Amerika Birleşik Devletleri (ABD) Başkanı Donald Trump'ın, ülkesinin askerlerini Suriye'den çekeceğini açıklaması sonrası yaklaşık sekiz yıldır iç savaşa sahne olan ülkeye nüfuz eden taraflar politikalarını yeniden değerlendirme sürecine girdi.
Suriye ordusuna bağlı birlikler ABD güçlerinin varlık gösterdiği alanlara doğru ilerlerken, Astana barış sürecinde farklı siyasetlerini savaşın bitmesi için ortak bir çatı altında birleştirmeye çalışan Ankara ile Moskova arasındaki görüşmeler bir kez daha öne çıkıyor.
Bu doğrultuda Türkiye'den Dışişleri Bakanı Mevlüt Çavuşoğlu, Milli Savunma Bakanı Hulusi Akar, MİT Başkanı Hakan Fidan ve Cumhurbaşkanlığı Sözcüsü İbrahim Kalın'dan oluşan bir heyetin Cumartesi günkü Moskova ziyareti, bu yeni süreçte özellikle Ankara'nın en büyük kaygısı olan PYD/YPG ile mücadelede bundan sonra nasıl adımlar atılacağına ışık tutacak gibi görünüyor.
"RUSYA'NIN ÖNCELİĞİ REJİM"
Moskova Devlet Üniversitesi'nde Rus dış politikası üzerine çalışmalar yapan Kerim Has'a göre, ABD'nin bölgeden çekilirken kontrol ettiği toprakları Türkiye'ye devretme gibi bir isteği bulunuyor.

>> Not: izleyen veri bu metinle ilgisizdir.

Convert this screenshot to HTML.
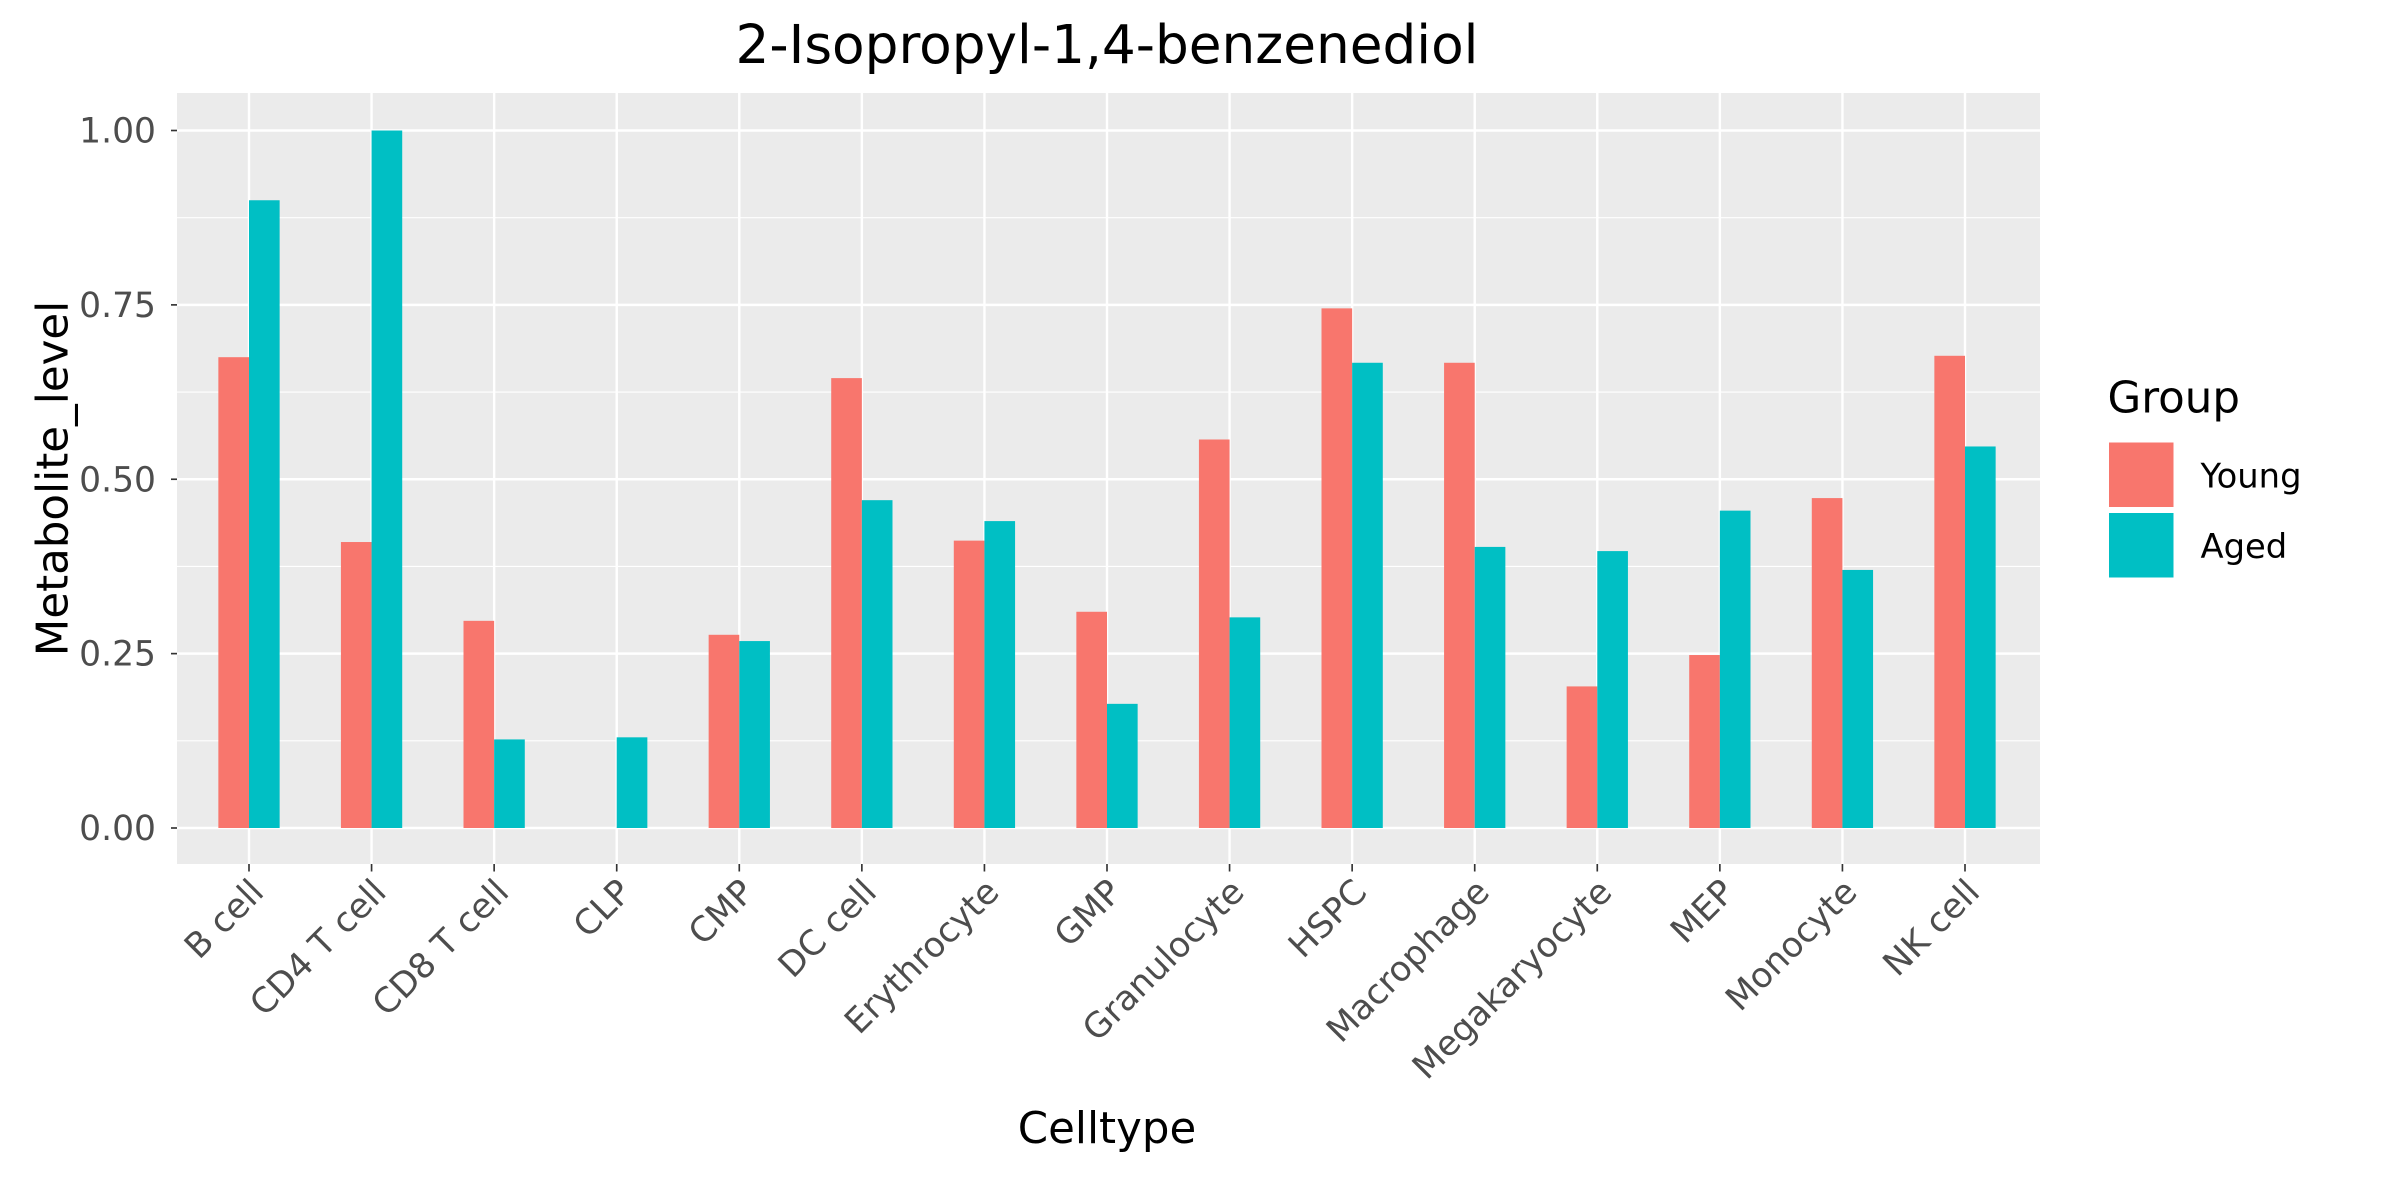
<!DOCTYPE html>
<html><head><meta charset="utf-8"><style>
html,body{margin:0;padding:0;background:#fff;}
svg{display:block;font-family:"DejaVu Sans","Liberation Sans",sans-serif;}
</style></head><body>
<svg id="chart" width="2400" height="1200" viewBox="0 0 1600 800" xmlns="http://www.w3.org/2000/svg">
<rect x="0" y="0" width="1600" height="800" fill="#fff"/>
<text x="738" y="42" text-anchor="middle" font-size="35.5" fill="#000">2-Isopropyl-1,4-benzenediol</text>
<rect x="118" y="62" width="1242" height="514" fill="#EBEBEB"/>
<g id="grid"></g>
<g id="bars"></g>
<g id="axes"></g>
<text transform="translate(45,319) rotate(-90)" text-anchor="middle" font-size="29" fill="#000">Metabolite_level</text>
<text x="738" y="762" text-anchor="middle" font-size="29" fill="#000">Celltype</text>
<g>
<text x="1405" y="275" font-size="29" fill="#000">Group</text>
<rect x="1406" y="295" width="43" height="43" fill="#F8766D"/>
<rect x="1406" y="342" width="43" height="43" fill="#00BFC4"/>
<text x="1467" y="325" font-size="22.5" fill="#000">Young</text>
<text x="1467" y="372" font-size="22.5" fill="#000">Aged</text>
</g>
</svg>
<script>
const categories = ["B cell","CD4 T cell","CD8 T cell","CLP","CMP","DC cell","Erythrocyte","GMP","Granulocyte","HSPC","Macrophage","Megakaryocyte","MEP","Monocyte","NK cell"];
const youngValues = [0.675,0.41,0.297,0,0.277,0.645,0.412,0.31,0.557,0.745,0.667,0.203,0.248,0.473,0.677];
const agedValues = [0.9,1.0,0.127,0.13,0.268,0.47,0.44,0.178,0.302,0.667,0.403,0.397,0.455,0.37,0.547];
const yTicks = [0,0.25,0.5,0.75,1.0];
const yTickLabels = ["0.00","0.25","0.50","0.75","1.00"];

const NS = "http://www.w3.org/2000/svg";
const panel = {x0:118, x1:1360, y0:62, y1:576};
function xScale(i){ return 166 + i*(1310-166)/(categories.length-1); }
function yScale(v){ return 552 - v*465; }
const step = (1310-166)/(categories.length-1);
const barW = step*0.25;
function mk(tag, attrs, parent){ const e=document.createElementNS(NS,tag); for(const k in attrs) e.setAttribute(k,attrs[k]); parent.appendChild(e); return e; }
const grid=document.getElementById('grid'), bars=document.getElementById('bars'), axes=document.getElementById('axes');
for(let i=0;i<yTicks.length;i++){
  const y=yScale(yTicks[i]+0.125);
  if(y<=panel.y0) continue;
  const l=mk('line',{x1:panel.x0,x2:panel.x1,y1:y,y2:y,stroke:'#fff','stroke-width':0.8},grid);
  
  
}
yTicks.forEach((t,i)=>{
  const y=yScale(t);
  const l=mk('line',{x1:panel.x0,x2:panel.x1,y1:y,y2:y,stroke:'#fff','stroke-width':1.6},grid);
  
  
  const tk=mk('line',{x1:panel.x0-4,x2:panel.x0,y1:y,y2:y,stroke:'#333','stroke-width':1.1},axes);
  
  
  const tx=mk('text',{x:panel.x0-14,y:y+8,'text-anchor':'end','font-size':23,fill:'#4D4D4D'},axes);
  tx.textContent=yTickLabels[i];
  
  
});
categories.forEach((c,i)=>{
  const x=xScale(i);
  const l=mk('line',{x1:x,x2:x,y1:panel.y0,y2:panel.y1,stroke:'#fff','stroke-width':1.6},grid);
  
  
  const y0=yScale(0);
  const r1=mk('rect',{x:x-barW,y:yScale(youngValues[i]),width:barW,height:y0-yScale(youngValues[i]),fill:'#F8766D'},bars);
  
  
  const r2=mk('rect',{x:x,y:yScale(agedValues[i]),width:barW,height:y0-yScale(agedValues[i]),fill:'#00BFC4'},bars);
  
  
  const tk=mk('line',{x1:x,x2:x,y1:panel.y1,y2:panel.y1+5,stroke:'#333','stroke-width':1.1},axes);
  
  
  const tx=mk('text',{transform:`translate(${x+11},${panel.y1+20}) rotate(-45)`,'text-anchor':'end','font-size':23,fill:'#4D4D4D'},axes);
  tx.textContent=c;
  
  
});
</script>
</body></html>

Ancak Washington'ın etkisinin kırılmasının Rusya'nın nüfuzunu arttırdığı görüşünü savunan Has, ABD'nin neredeyse devre dışı kalmasıyla birlikte sahadaki gelişmelerin tam olarak Washington ve Ankara'nın öngördüğü şekilde gelişmeyebileceğini düşünüyor.
DW Türkçe'de yer alan haberde değerlendirmede bulunan uzman, "ABD Suriye'den çekilirken Rusya'nın ilk etapta önceleyeceği husus orada ABD'nin bu bölgeleri doğrudan veya dolaylı bir yolla rejime devretmesi olacaktır" şeklinde konuştu.
Türkiye'nin geçen haftalarda Fırat Nehri'nin doğusuna yapacağını söylediği, ancak erteleme kararı aldığı askeri harekâtın da bu denklemde Cumartesi günkü Moskova görüşmesinde taraflarca revizyona tabi tutulması da muhtemel gözüküyor.
Nitekim ABD'nin bölgeden çekilmesiyle birlikte Rusya ile koordinasyon halinde kuzeye doğru ilerleyen Suriye ordusu, Cuma günü PYD/YPG kontrolündeki Mınbiç kentinin kontrolünü ele geçirdiğini açıkladı. Bu gelişme YPG'nin Beşar Esad'a "Bizi Türk tehditlerinden koruyun" çağrısından sadece dakikalar sonra yaşandı.
ABD'nin, IŞİD'e karşı mücadele kapsamında büyük bir kısmı YPG bileşenlerinden oluşan Suriye Demokratik Güçleri'ne (QSD) verdiği destekte Ankara ile karşı karşıya geldiği ve SDG birliklerinin bir dönem Mınbiç'te konuşlu olması nedeniyle kentin taraflar arasında ihtilaf yarattığı hatırlandığında, rejim güçlerinin kontrolü ele geçirmesi önemli bir gelişme olarak öne çıkıyor.
"RUSYA GÜÇLÜ AMA YANLIZ"
Haberde ABD'nin çekilmesi sonrası Suriye sahasının Esad yönetiminin çıkarına olacak şekilde Rusya'nın etki alanına girdiği konusunda hemfikir. Ancak kazanan/kaybeden hesaplarının şimdiden yapılmaya başlandığı bir ortamda analistler hangi tarafın ne derecede kazançlı çıkacağını kestirmenin güç olduğu görüşünde.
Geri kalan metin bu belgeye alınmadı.